Show every line containing "React" by copying it.
• • • • •
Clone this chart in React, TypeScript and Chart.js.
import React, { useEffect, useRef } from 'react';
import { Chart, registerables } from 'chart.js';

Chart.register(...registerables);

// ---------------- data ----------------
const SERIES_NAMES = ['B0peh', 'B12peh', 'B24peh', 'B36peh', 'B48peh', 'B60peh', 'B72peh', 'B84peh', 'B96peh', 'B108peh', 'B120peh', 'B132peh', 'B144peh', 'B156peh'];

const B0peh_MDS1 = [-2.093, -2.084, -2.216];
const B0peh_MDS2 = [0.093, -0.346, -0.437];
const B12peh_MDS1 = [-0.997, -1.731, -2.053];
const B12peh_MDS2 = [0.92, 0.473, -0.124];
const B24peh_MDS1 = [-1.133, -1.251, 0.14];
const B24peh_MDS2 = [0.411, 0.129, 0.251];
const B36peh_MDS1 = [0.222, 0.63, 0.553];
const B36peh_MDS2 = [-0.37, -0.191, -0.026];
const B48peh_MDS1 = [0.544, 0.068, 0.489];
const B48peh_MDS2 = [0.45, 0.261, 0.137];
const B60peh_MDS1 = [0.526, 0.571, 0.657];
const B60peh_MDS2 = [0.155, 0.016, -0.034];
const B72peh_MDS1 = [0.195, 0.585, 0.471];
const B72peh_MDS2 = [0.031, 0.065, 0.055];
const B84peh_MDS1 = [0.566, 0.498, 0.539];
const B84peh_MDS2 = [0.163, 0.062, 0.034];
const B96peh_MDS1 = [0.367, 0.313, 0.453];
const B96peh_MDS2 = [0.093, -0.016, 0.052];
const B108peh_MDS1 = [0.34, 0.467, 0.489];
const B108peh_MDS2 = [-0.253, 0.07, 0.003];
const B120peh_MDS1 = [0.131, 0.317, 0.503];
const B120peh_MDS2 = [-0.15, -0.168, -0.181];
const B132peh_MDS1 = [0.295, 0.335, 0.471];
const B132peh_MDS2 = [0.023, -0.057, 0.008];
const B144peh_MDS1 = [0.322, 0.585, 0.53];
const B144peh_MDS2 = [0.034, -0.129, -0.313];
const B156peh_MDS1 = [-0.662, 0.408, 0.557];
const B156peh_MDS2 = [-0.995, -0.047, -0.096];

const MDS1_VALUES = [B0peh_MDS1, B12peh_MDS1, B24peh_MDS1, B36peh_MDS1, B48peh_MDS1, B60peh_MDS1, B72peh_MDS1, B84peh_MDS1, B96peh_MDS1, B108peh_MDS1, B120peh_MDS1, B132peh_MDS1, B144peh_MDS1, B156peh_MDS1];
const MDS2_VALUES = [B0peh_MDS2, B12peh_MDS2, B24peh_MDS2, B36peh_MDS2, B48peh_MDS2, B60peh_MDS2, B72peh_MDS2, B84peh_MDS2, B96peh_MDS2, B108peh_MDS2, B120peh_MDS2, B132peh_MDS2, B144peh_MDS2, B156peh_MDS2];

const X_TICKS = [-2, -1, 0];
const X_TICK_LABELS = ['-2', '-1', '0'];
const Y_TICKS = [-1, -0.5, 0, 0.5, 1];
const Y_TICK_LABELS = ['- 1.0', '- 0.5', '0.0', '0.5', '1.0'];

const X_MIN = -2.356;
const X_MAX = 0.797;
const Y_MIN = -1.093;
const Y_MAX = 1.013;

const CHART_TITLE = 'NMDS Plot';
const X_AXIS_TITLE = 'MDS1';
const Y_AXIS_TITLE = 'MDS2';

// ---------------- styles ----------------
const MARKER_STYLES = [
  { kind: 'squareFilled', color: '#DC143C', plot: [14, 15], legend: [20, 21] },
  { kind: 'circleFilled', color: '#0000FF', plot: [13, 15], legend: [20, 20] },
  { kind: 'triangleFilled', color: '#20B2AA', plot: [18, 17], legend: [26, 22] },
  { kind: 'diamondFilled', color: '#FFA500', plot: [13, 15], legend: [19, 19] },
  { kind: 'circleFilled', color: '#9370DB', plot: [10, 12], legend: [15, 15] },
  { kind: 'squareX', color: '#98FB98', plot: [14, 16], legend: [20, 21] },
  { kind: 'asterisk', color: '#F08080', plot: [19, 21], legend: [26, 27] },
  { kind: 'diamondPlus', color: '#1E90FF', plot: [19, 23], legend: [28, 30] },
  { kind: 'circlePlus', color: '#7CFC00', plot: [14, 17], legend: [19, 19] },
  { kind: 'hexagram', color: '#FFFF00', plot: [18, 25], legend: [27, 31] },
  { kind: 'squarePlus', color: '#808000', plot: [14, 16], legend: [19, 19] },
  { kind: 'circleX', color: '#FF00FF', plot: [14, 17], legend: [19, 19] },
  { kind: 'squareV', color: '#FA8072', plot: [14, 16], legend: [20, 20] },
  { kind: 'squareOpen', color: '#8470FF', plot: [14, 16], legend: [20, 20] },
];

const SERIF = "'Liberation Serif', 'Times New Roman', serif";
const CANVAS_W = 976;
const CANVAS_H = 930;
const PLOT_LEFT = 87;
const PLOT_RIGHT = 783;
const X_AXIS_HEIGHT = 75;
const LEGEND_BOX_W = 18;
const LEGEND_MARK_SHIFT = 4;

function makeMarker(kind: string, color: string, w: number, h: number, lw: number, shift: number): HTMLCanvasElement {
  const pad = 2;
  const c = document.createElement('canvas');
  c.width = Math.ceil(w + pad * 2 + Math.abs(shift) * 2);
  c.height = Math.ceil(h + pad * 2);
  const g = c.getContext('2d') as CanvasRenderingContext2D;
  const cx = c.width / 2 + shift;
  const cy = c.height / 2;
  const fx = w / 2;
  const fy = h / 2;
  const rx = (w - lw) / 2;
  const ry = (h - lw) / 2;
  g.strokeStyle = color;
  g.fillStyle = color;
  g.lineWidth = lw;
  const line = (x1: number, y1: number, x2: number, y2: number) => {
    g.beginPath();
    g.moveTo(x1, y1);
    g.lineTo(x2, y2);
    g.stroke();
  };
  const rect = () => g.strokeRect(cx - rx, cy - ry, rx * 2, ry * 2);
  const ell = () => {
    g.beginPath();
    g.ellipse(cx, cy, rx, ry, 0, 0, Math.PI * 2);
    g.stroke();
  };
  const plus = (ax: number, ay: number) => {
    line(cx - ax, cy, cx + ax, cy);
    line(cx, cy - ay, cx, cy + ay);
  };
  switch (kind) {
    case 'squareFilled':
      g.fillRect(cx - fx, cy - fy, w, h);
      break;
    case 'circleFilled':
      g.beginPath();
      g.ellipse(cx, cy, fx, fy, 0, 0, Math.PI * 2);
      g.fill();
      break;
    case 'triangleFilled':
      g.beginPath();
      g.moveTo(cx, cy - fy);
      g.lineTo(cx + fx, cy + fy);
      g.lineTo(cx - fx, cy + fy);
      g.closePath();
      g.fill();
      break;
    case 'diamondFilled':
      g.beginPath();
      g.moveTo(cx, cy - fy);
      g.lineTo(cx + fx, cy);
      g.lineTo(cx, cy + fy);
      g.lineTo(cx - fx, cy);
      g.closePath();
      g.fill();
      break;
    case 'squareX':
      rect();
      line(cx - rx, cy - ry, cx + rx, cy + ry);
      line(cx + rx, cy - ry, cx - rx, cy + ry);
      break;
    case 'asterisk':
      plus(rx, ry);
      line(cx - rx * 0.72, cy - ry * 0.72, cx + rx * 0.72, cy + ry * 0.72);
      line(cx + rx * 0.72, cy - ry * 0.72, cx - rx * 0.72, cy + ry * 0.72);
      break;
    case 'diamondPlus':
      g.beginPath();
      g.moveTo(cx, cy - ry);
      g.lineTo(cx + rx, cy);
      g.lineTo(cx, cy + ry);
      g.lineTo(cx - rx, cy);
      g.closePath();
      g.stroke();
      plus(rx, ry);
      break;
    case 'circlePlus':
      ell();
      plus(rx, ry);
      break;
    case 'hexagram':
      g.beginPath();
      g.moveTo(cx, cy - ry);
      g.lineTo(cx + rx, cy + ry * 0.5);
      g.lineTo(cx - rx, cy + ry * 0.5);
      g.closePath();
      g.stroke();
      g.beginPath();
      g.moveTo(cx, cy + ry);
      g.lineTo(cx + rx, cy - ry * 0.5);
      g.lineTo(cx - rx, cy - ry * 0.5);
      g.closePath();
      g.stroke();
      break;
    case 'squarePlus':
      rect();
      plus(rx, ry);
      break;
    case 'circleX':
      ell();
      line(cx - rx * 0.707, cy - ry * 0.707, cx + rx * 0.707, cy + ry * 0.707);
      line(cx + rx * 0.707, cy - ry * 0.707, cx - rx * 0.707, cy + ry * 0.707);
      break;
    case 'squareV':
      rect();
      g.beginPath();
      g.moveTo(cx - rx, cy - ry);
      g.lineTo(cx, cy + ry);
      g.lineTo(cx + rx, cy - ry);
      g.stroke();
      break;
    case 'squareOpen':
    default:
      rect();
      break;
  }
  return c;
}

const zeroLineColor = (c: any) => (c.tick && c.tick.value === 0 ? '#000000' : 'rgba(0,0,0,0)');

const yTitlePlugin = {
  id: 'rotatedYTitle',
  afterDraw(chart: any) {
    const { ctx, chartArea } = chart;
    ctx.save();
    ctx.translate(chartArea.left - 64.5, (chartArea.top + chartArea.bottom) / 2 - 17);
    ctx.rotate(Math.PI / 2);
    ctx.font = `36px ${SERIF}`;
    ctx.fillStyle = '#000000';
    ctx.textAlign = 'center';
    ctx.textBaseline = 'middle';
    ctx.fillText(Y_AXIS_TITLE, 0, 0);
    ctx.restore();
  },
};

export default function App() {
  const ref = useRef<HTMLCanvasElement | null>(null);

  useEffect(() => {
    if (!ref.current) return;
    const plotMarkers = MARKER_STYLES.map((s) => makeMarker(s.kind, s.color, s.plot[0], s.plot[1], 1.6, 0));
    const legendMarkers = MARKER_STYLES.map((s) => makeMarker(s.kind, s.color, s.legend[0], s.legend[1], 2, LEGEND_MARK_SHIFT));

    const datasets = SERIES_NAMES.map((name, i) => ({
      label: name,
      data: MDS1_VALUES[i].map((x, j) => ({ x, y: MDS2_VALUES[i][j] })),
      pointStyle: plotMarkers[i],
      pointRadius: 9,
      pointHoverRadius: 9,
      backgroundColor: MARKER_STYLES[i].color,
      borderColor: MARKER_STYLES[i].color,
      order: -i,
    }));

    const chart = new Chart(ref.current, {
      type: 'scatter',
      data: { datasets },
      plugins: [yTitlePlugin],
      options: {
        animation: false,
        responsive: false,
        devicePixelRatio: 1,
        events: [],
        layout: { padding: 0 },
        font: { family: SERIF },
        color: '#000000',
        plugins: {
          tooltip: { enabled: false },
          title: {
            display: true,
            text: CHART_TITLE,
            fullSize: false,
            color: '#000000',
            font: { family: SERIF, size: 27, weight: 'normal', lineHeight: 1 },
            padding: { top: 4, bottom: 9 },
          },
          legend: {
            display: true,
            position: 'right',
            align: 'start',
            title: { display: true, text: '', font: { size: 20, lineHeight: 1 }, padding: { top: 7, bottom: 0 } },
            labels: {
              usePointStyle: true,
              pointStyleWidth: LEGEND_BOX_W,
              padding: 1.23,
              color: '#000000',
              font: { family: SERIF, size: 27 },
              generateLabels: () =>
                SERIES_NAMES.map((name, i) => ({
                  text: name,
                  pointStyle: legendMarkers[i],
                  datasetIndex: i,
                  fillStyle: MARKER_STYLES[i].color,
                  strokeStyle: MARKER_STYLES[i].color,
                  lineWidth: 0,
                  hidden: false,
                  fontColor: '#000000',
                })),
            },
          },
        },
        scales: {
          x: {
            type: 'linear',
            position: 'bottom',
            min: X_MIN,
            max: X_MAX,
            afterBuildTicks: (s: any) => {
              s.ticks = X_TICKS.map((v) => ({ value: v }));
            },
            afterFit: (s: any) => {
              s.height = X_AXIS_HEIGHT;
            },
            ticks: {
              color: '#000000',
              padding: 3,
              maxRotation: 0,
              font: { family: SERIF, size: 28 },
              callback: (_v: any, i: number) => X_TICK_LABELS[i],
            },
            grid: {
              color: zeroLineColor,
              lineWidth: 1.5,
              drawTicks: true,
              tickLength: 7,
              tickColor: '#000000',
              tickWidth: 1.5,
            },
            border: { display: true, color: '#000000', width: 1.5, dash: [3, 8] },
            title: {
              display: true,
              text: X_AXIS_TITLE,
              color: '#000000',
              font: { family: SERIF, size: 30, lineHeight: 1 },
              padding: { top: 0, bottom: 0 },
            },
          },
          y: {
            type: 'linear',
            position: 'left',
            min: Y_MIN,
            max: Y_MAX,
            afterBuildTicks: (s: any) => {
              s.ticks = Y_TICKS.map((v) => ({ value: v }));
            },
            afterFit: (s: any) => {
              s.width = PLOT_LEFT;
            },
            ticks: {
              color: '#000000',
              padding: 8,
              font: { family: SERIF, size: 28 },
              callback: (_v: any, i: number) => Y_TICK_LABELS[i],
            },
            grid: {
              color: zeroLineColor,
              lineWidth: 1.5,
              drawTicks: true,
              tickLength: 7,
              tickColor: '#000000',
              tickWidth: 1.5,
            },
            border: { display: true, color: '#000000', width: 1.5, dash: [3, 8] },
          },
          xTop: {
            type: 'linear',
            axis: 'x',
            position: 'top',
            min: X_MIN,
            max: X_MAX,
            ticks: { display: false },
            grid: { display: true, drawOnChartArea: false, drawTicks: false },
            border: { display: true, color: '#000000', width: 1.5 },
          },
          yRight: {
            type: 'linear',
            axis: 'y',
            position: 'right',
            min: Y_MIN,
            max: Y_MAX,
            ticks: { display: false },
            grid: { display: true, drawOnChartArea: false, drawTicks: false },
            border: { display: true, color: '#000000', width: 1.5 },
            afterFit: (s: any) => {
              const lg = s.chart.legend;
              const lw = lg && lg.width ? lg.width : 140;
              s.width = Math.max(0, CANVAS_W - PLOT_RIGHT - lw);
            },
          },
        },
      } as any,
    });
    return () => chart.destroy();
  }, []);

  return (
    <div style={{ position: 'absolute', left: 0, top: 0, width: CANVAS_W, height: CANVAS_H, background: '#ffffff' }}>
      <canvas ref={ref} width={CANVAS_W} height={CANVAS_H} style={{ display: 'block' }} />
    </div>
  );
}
• • • • •
# Response for this exercise
Clone this chart in React, TypeScript and Chart.js.
import React, { useEffect, useRef } from 'react';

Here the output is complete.